After dedicating the altar, Francis will celebrate mass for the congregation of priests, consecrated men and women and lay movements. He will no doubt recall how the Good News of Jesus first came to Panama with the Spanish conquistadores in the 16th century, and the first missionaries to come here were Franciscans, followed by the Mercedarians, the Dominicans and then the Jesuits in 1583.
Afterwards, Francis will drive from the basilica to the major seminary of San Jose where, as is a W.Y.D. tradition, he will share a meal with 10 young men and women from different nationalities.
Francis will then drive 15 miles from the nunciature to the St. John Paul II field, Campo San Juan Pablo II, otherwise known as Metro Park, which holds up to 700,000 people, for a 90-minute-long youth vigil of music, song, prayer, reflection and speeches, including testimonies from a family, a former drug addict and a Palestinian. Pope Francis is scheduled to speak last.

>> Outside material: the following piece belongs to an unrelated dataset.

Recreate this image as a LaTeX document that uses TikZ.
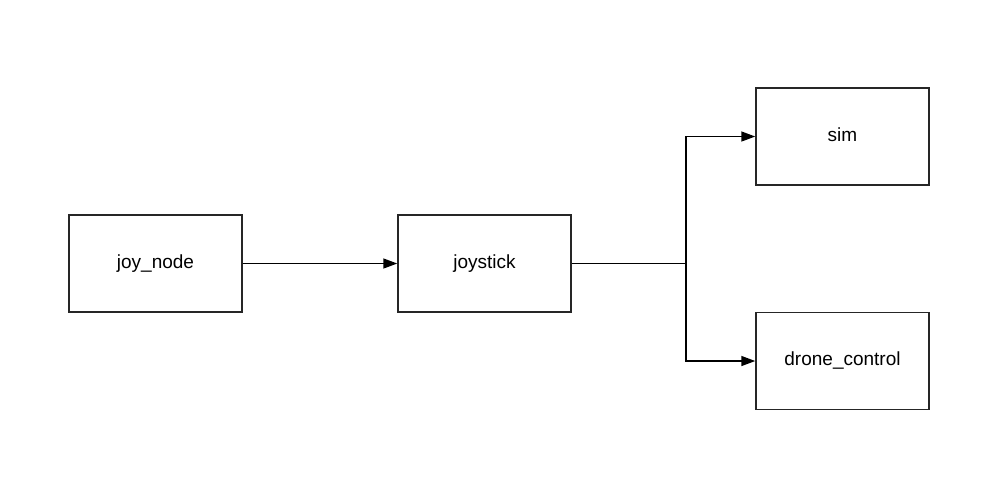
\documentclass[tikz,border=0pt]{standalone}
\usepackage{fontspec}
\setmainfont{Liberation Sans}
\usetikzlibrary{arrows.meta, positioning}
\tikzset{
    procbox/.style={
        rectangle,
        draw=black!85,
        fill=white,
        line width=1.5pt,
        align=center,
        minimum width=173pt,
        minimum height=97pt,
        text depth=4pt,
        font=\fontsize{19}{23}\selectfont
    },
    arrow/.style={
        -{Triangle[length=14pt,width=10pt]},
        line width=1.5pt,
        color=black
    },
}
\begin{document}
\begin{tikzpicture}[x=1pt, y=-1pt]
    \useasboundingbox (0,0) rectangle (1008,495);
    \node[procbox] (joynode) at (155.5,263.5) {joy\_node};
    \node[procbox, right=154.5pt of joynode] (joystick) {joystick};
    \node[procbox, right=183.5pt of joystick, yshift=127pt] (sim) {sim};
    \node[procbox, right=183.5pt of joystick, yshift=-97.5pt] (drone) {drone\_control};
    \coordinate[right=114pt of joystick] (split);

    \draw[arrow] (joynode) -- (joystick);
    \draw[line width=1.5pt] (joystick) -- (split);
    \draw[arrow] (split) |- (sim);
    \draw[arrow] (split) |- (drone);
\end{tikzpicture}
\end{document}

On Sunday morning, to avoid the heat of the day, the Jesuit pope will celebrate an open-air Mass at that same venue at 8:00 a.m. for a congregation that is expected to fill the park. After Mass, he will go to La Casa Hogar El Buen Samaritano, which the local church established in 2005 to help victims of AIDS who lack any familial or economic help. He will meet approximately 60 of them.
After that, he will return to the nunciature to bid farewell to the staff there, and then drive to the Rommel Fernandez Juan Diaz stadium to thank the 26,000 volunteers who have worked for the W.Y.D.
From there he will drive to the airport for the 13 hours return journey to Rome, during which he will give a press conference.
Six days later, Pope Francis is scheduled to hit the road again, this time to visit the United Arab Emirates for the first time.